One of the many things you discover in a life with no children is people’s huge misconceptions of what it’s like not to have children!
I can only speak for myself, and the few people I know that aren’t part of the parenting world, but trust me it’s definitely not endless travel, lie-ins and nights out.
There’s also a tendency to think of people without children as being selfish, or at least selfish with their time. However, when you stop and think about this, how true can this really be? When was the last time a childless friend wasn’t there for you when you needed them?
In a world focused on families, single people and/or those without children can often be mis-underrepresented, which can lead to a lot of assumptions being made. Assuming single/childless friends/family members won’t mind if they don’t get invited to events because they don’t have children/they’re single. Assuming they’re not busy because they don’t have children, or assuming they don’t mind if they come to visit you rather than the other way around.

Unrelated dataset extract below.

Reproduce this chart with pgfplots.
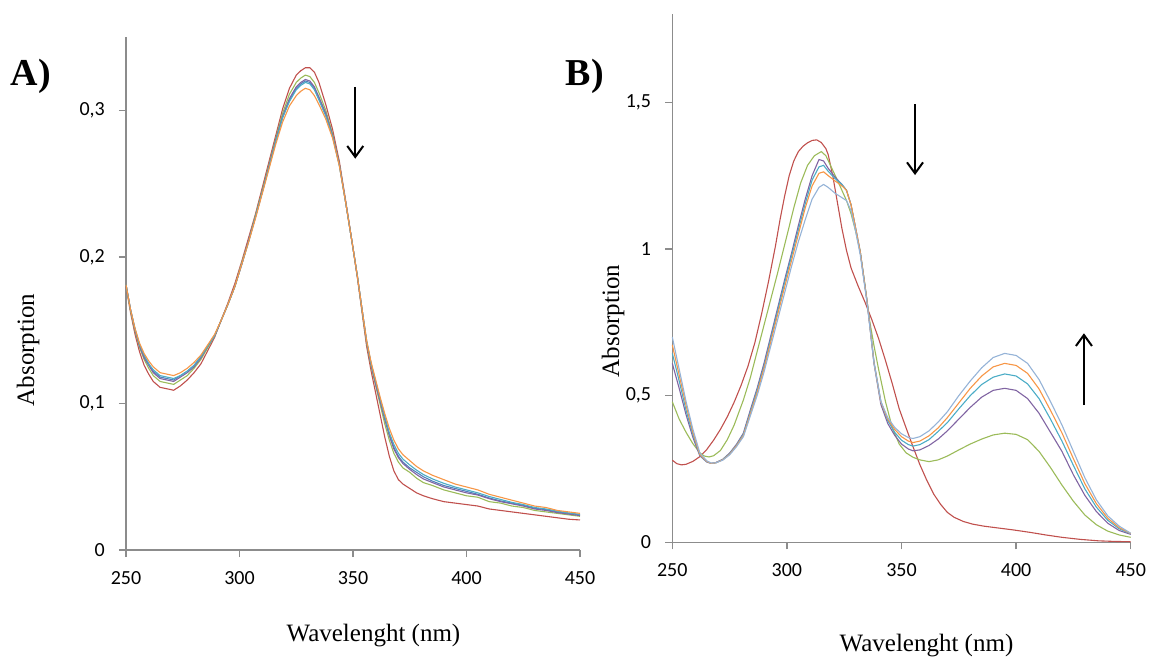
\documentclass[border=0pt]{standalone}
\usepackage{pgfplots}
\pgfplotsset{compat=1.18}
\usetikzlibrary{arrows.meta}
\usepackage{fontspec}
\setmainfont{Liberation Serif}
\newfontfamily\carlito{Carlito}
\definecolor{axisgray}{HTML}{8C8C8C}
\definecolor{xblue}{HTML}{4F81BD}
\definecolor{xred}{HTML}{C0504D}
\definecolor{xgreen}{HTML}{9BBB59}
\definecolor{xpurple}{HTML}{8064A2}
\definecolor{xaqua}{HTML}{4BACC6}
\definecolor{xorange}{HTML}{F79646}
\definecolor{xlblue}{HTML}{95B3D7}
\pgfplotsset{
  specstyle/.style={
    scale only axis,
    axis lines*=left,
    axis line style={draw=axisgray, line width=1.3pt},
    tick style={draw=axisgray, line width=1.3pt},
    tick align=outside,
    major tick length=7pt,
    xmin=250, xmax=450, ymin=0,
    xtick={250,300,350,400,450},
    tick label style={font=\carlito\fontsize{20}{24}\selectfont, text=black, inner sep=0pt},
    xticklabel style={yshift=-14pt},
    yticklabel style={xshift=-14pt},
    /pgf/number format/assume math mode=true,
    yticklabel style={/pgf/number format/.cd, use comma, fixed},
    clip=false,
    every axis plot/.append style={line width=1.1pt, mark=none},
  }
}
\begin{document}
\begin{tikzpicture}
\useasboundingbox (0,0) rectangle (1151pt,-659pt);
% ---------------- Panel A ----------------
\begin{axis}[specstyle, at={(126pt,-550pt)}, anchor=south west,
  width=454pt, height=513pt, ymax=0.35, ytick={0,0.1,0.2,0.3}]
\addplot[xblue] coordinates {(250,0.181)(252,0.164)(254,0.150)(256,0.140)(258,0.132)(260,0.127)(262,0.122)(265,0.118)(268,0.117)(271,0.116)(274,0.119)(277,0.122)(280,0.126)(283,0.132)(286,0.139)(289,0.146)(292,0.157)(295,0.168)(298,0.180)(301,0.195)(304,0.211)(307,0.227)(310,0.244)(313,0.262)(316,0.279)(319,0.295)(322,0.307)(325,0.315)(327,0.318)(329,0.320)(331,0.319)(333,0.315)(335,0.308)(338,0.297)(341,0.283)(344,0.263)(347,0.235)(350,0.206)(352,0.186)(354,0.164)(356,0.142)(358,0.127)(360,0.114)(362,0.102)(364,0.090)(366,0.079)(368,0.070)(370,0.064)(372,0.060)(375,0.056)(378,0.053)(381,0.050)(385,0.047)(390,0.044)(395,0.042)(400,0.040)(405,0.038)(410,0.0355)(415,0.0335)(420,0.032)(425,0.0305)(430,0.0285)(435,0.0275)(440,0.026)(445,0.025)(450,0.024)};
\addplot[xred] coordinates {(250,0.180)(252,0.162)(254,0.147)(256,0.135)(258,0.126)(260,0.120)(262,0.115)(265,0.111)(268,0.110)(271,0.109)(274,0.112)(277,0.116)(280,0.121)(283,0.127)(286,0.136)(289,0.145)(292,0.157)(295,0.169)(298,0.182)(301,0.197)(304,0.213)(307,0.229)(310,0.247)(313,0.265)(316,0.283)(319,0.301)(322,0.315)(325,0.324)(327,0.327)(329,0.329)(331,0.329)(333,0.326)(335,0.319)(338,0.304)(341,0.287)(344,0.265)(347,0.236)(350,0.206)(352,0.185)(354,0.162)(356,0.139)(358,0.122)(360,0.107)(362,0.092)(364,0.077)(366,0.064)(368,0.054)(370,0.048)(372,0.045)(375,0.042)(378,0.039)(381,0.037)(385,0.035)(390,0.033)(395,0.032)(400,0.031)(405,0.030)(410,0.028)(415,0.027)(420,0.026)(425,0.025)(430,0.024)(435,0.023)(440,0.022)(445,0.021)(450,0.0205)};
\addplot[xgreen] coordinates {(250,0.181)(252,0.163)(254,0.149)(256,0.138)(258,0.130)(260,0.124)(262,0.119)(265,0.115)(268,0.114)(271,0.113)(274,0.116)(277,0.119)(280,0.124)(283,0.130)(286,0.138)(289,0.146)(292,0.157)(295,0.168)(298,0.180)(301,0.196)(304,0.211)(307,0.228)(310,0.245)(313,0.263)(316,0.281)(319,0.298)(322,0.311)(325,0.319)(327,0.322)(329,0.324)(331,0.323)(333,0.319)(335,0.312)(338,0.300)(341,0.284)(344,0.263)(347,0.235)(350,0.206)(352,0.186)(354,0.163)(356,0.141)(358,0.125)(360,0.112)(362,0.099)(364,0.086)(366,0.075)(368,0.066)(370,0.060)(372,0.056)(375,0.053)(378,0.049)(381,0.046)(385,0.044)(390,0.041)(395,0.039)(400,0.037)(405,0.036)(410,0.033)(415,0.032)(420,0.030)(425,0.029)(430,0.027)(435,0.026)(440,0.025)(445,0.024)(450,0.023)};
\addplot[xpurple] coordinates {(250,0.181)(252,0.164)(254,0.150)(256,0.139)(258,0.131)(260,0.126)(262,0.121)(265,0.117)(268,0.116)(271,0.115)(274,0.118)(277,0.121)(280,0.125)(283,0.131)(286,0.139)(289,0.146)(292,0.157)(295,0.168)(298,0.180)(301,0.195)(304,0.211)(307,0.227)(310,0.244)(313,0.262)(316,0.280)(319,0.296)(322,0.308)(325,0.316)(327,0.319)(329,0.321)(331,0.320)(333,0.316)(335,0.309)(338,0.298)(341,0.283)(344,0.263)(347,0.235)(350,0.206)(352,0.186)(354,0.164)(356,0.142)(358,0.126)(360,0.113)(362,0.101)(364,0.089)(366,0.078)(368,0.069)(370,0.063)(372,0.059)(375,0.055)(378,0.0515)(381,0.0485)(385,0.046)(390,0.043)(395,0.041)(400,0.039)(405,0.0375)(410,0.035)(415,0.033)(420,0.0315)(425,0.030)(430,0.028)(435,0.027)(440,0.0255)(445,0.0245)(450,0.0235)};
\addplot[xaqua] coordinates {(250,0.181)(252,0.164)(254,0.151)(256,0.140)(258,0.133)(260,0.127)(262,0.123)(265,0.119)(268,0.118)(271,0.117)(274,0.119)(277,0.122)(280,0.126)(283,0.132)(286,0.139)(289,0.146)(292,0.157)(295,0.168)(298,0.180)(301,0.195)(304,0.210)(307,0.227)(310,0.244)(313,0.261)(316,0.279)(319,0.295)(322,0.306)(325,0.314)(327,0.317)(329,0.319)(331,0.318)(333,0.314)(335,0.307)(338,0.296)(341,0.282)(344,0.262)(347,0.235)(350,0.206)(352,0.186)(354,0.164)(356,0.143)(358,0.127)(360,0.115)(362,0.103)(364,0.091)(366,0.080)(368,0.072)(370,0.066)(372,0.062)(375,0.058)(378,0.0545)(381,0.0515)(385,0.0485)(390,0.0455)(395,0.043)(400,0.041)(405,0.039)(410,0.0365)(415,0.0345)(420,0.0325)(425,0.031)(430,0.029)(435,0.028)(440,0.0265)(445,0.0253)(450,0.0243)};
\addplot[xorange] coordinates {(250,0.181)(252,0.164)(254,0.151)(256,0.141)(258,0.134)(260,0.129)(262,0.125)(265,0.121)(268,0.120)(271,0.119)(274,0.121)(277,0.124)(280,0.128)(283,0.133)(286,0.140)(289,0.147)(292,0.157)(295,0.168)(298,0.180)(301,0.195)(304,0.210)(307,0.226)(310,0.243)(313,0.260)(316,0.277)(319,0.292)(322,0.303)(325,0.310)(327,0.313)(329,0.315)(331,0.314)(333,0.310)(335,0.304)(338,0.294)(341,0.281)(344,0.262)(347,0.235)(350,0.206)(352,0.186)(354,0.164)(356,0.143)(358,0.128)(360,0.116)(362,0.104)(364,0.093)(366,0.083)(368,0.075)(370,0.069)(372,0.065)(375,0.061)(378,0.057)(381,0.054)(385,0.051)(390,0.048)(395,0.045)(400,0.043)(405,0.041)(410,0.038)(415,0.036)(420,0.034)(425,0.032)(430,0.030)(435,0.029)(440,0.027)(445,0.026)(450,0.025)};
\draw[line width=2pt, -{Straight Barb[length=11pt,width=16pt,line width=2pt]}] (axis cs:351,0.316) -- (axis cs:351,0.267);
\end{axis}
% ---------------- Panel B ----------------
\begin{axis}[specstyle, at={(672.3pt,-542.3pt)}, anchor=south west,
  width=458.4pt, height=528pt, ymax=1.8, ytick={0,0.5,1,1.5}]
\addplot[xred] coordinates {(250,0.280)(252,0.268)(254,0.264)(256,0.266)(259,0.276)(262,0.292)(265,0.316)(268,0.348)(271,0.385)(274,0.428)(277,0.478)(280,0.535)(283,0.600)(286,0.680)(289,0.780)(292,0.890)(295,1.010)(297,1.100)(299,1.180)(301,1.250)(303,1.300)(305,1.332)(307,1.350)(309,1.362)(311,1.370)(313,1.372)(315,1.363)(317,1.342)(318,1.322)(320,1.250)(322,1.160)(324,1.070)(326,0.995)(328,0.935)(331,0.875)(334,0.820)(337,0.760)(340,0.695)(343,0.620)(346,0.540)(349,0.455)(352,0.390)(355,0.326)(358,0.265)(361,0.212)(364,0.165)(367,0.130)(370,0.102)(373,0.085)(377,0.071)(381,0.062)(386,0.055)(392,0.049)(399,0.042)(406,0.034)(413,0.025)(420,0.017)(428,0.010)(436,0.005)(443,0.003)(450,0.002)};
\addplot[xgreen] coordinates {(250,0.479)(253,0.420)(256,0.375)(259,0.336)(262,0.305)(264,0.294)(266,0.291)(268,0.295)(271,0.313)(274,0.350)(277,0.400)(281,0.485)(284,0.560)(288,0.680)(292,0.800)(296,0.920)(300,1.045)(303,1.140)(306,1.225)(309,1.285)(312,1.318)(315,1.332)(317,1.318)(319,1.285)(322,1.235)(324,1.200)(326,1.165)(328,1.120)(330,1.060)(332,0.990)(334,0.880)(336,0.760)(338,0.670)(340,0.590)(343,0.480)(346,0.390)(349,0.335)(352,0.305)(355,0.290)(358,0.281)(362,0.275)(366,0.281)(370,0.294)(375,0.315)(380,0.335)(385,0.352)(390,0.366)(395,0.372)(400,0.368)(405,0.350)(410,0.310)(415,0.255)(420,0.195)(425,0.140)(430,0.093)(435,0.060)(440,0.038)(445,0.025)(450,0.017)};
\addplot[xpurple] coordinates {(250,0.610)(253,0.525)(256,0.435)(259,0.357)(262,0.295)(265,0.274)(267,0.269)(269,0.272)(272,0.283)(275,0.304)(278,0.334)(281,0.372)(284,0.450)(287,0.525)(290,0.610)(293,0.705)(296,0.800)(299,0.895)(302,0.985)(305,1.080)(308,1.170)(311,1.250)(314,1.305)(316,1.300)(318,1.275)(321,1.245)(324,1.220)(326,1.200)(328,1.150)(330,1.070)(332,0.990)(335,0.820)(338,0.610)(341,0.470)(344,0.405)(347,0.365)(350,0.335)(353,0.318)(355,0.312)(358,0.315)(362,0.330)(366,0.352)(370,0.380)(375,0.420)(380,0.460)(385,0.495)(390,0.518)(395,0.525)(400,0.518)(405,0.490)(410,0.440)(415,0.375)(420,0.310)(425,0.230)(430,0.160)(435,0.105)(440,0.065)(445,0.040)(450,0.027)};
\addplot[xaqua] coordinates {(250,0.644)(253,0.550)(256,0.450)(259,0.367)(262,0.298)(265,0.275)(267,0.269)(269,0.271)(272,0.282)(275,0.302)(278,0.331)(281,0.368)(284,0.443)(287,0.518)(290,0.600)(293,0.695)(296,0.790)(299,0.885)(302,0.975)(305,1.065)(308,1.155)(311,1.235)(314,1.280)(316,1.285)(318,1.265)(321,1.240)(324,1.220)(326,1.200)(328,1.150)(330,1.070)(332,0.990)(335,0.820)(338,0.615)(341,0.480)(344,0.415)(347,0.375)(350,0.348)(353,0.333)(355,0.328)(358,0.333)(362,0.350)(366,0.378)(370,0.408)(375,0.455)(380,0.500)(385,0.538)(390,0.563)(395,0.574)(400,0.567)(405,0.540)(410,0.490)(415,0.420)(420,0.345)(425,0.262)(430,0.182)(435,0.120)(440,0.075)(445,0.046)(450,0.029)};
\addplot[xorange] coordinates {(250,0.673)(253,0.570)(256,0.467)(259,0.375)(262,0.300)(265,0.276)(267,0.269)(269,0.271)(272,0.281)(275,0.300)(278,0.329)(281,0.364)(284,0.437)(287,0.510)(290,0.592)(293,0.685)(296,0.778)(299,0.870)(302,0.960)(305,1.050)(308,1.140)(311,1.215)(314,1.258)(316,1.263)(318,1.250)(321,1.232)(324,1.215)(326,1.200)(328,1.150)(330,1.070)(332,0.990)(335,0.820)(338,0.612)(341,0.478)(344,0.420)(347,0.385)(350,0.360)(353,0.345)(355,0.340)(358,0.345)(362,0.363)(366,0.390)(370,0.425)(375,0.475)(380,0.525)(385,0.567)(390,0.598)(395,0.610)(400,0.603)(405,0.576)(410,0.523)(415,0.450)(420,0.373)(425,0.285)(430,0.200)(435,0.132)(440,0.082)(445,0.050)(450,0.030)};
\addplot[xlblue] coordinates {(250,0.700)(253,0.590)(256,0.480)(259,0.385)(262,0.305)(265,0.278)(267,0.270)(269,0.271)(272,0.280)(275,0.298)(278,0.326)(281,0.360)(284,0.430)(287,0.500)(290,0.580)(293,0.670)(296,0.760)(299,0.850)(302,0.940)(305,1.025)(308,1.100)(311,1.170)(314,1.210)(316,1.220)(318,1.210)(321,1.190)(324,1.175)(326,1.165)(328,1.130)(330,1.060)(332,0.980)(335,0.815)(338,0.610)(341,0.480)(344,0.425)(347,0.392)(350,0.370)(353,0.357)(355,0.354)(358,0.360)(362,0.380)(366,0.410)(370,0.445)(375,0.500)(380,0.550)(385,0.595)(390,0.630)(395,0.644)(400,0.637)(405,0.610)(410,0.555)(415,0.480)(420,0.400)(425,0.310)(430,0.220)(435,0.145)(440,0.090)(445,0.055)(450,0.031)};
\draw[line width=2pt, -{Straight Barb[length=11pt,width=16pt,line width=2pt]}] (axis cs:355.9,1.494) -- (axis cs:355.9,1.252);
\draw[line width=2pt, -{Straight Barb[length=11pt,width=16pt,line width=2pt]}] (axis cs:429.6,0.468) -- (axis cs:429.6,0.7126);
\end{axis}
% ---------------- Labels ----------------
\node[anchor=base west, inner sep=0pt, font=\bfseries\fontsize{38}{44}\selectfont] at (10.7pt,-85pt) {A)};
\node[anchor=base west, inner sep=0pt, font=\bfseries\fontsize{38}{44}\selectfont] at (565.5pt,-85pt) {B)};
\node[rotate=90, inner sep=0pt, font=\fontsize{25}{30}\selectfont] at (28pt,-350pt) {Absorption};
\node[rotate=90, inner sep=0pt, font=\fontsize{25}{30}\selectfont] at (613pt,-321pt) {Absorption};
\node[anchor=base, inner sep=0pt, font=\fontsize{25}{30}\selectfont] at (373.5pt,-641.7pt) {Wavelenght (nm)};
\node[anchor=base, inner sep=0pt, font=\fontsize{25}{30}\selectfont] at (926.5pt,-651.7pt) {Wavelenght (nm)};
\end{tikzpicture}
\end{document}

Now I realise this might sound like a big long list of whinges, but over time these things can build up to be incredibly hurtful and frustrating.
Single, childless or parents; we have more in common than what sets us apart

After all, we all need to generate an income, eat, sleep and stay healthy, as well as get through the long to-do lists of the usual life admin and chores.
Some might argue that single/childless communities have more time to do all the above, however as loneliness is one of the most prevalent side effects within this community, perhaps we should be asking what impact ‘time’ actually has on this community.
Not that long ago I found myself living alone, working alone, not in a relationship and childless. I didn’t plan it, but a set of circumstances, including the time of my life, led to isolation. In turn, this created the biggest spell of loneliness I’d ever felt. (although I didn’t recognise it at the time).
Doing stuff for others, and/or always keeping busy can be a side effect of loneliness, but balancing keeping busy without burning out can sometimes be a tough nut to crack. One that can sometimes be misunderstood by those looking in.
Sometimes creating boundaries and honouring them can be perceived by others as selfish, however, they are really investments in those we love.
Only when we stop to ask and don’t assume do we begin to really understand what other people’s lives are really like.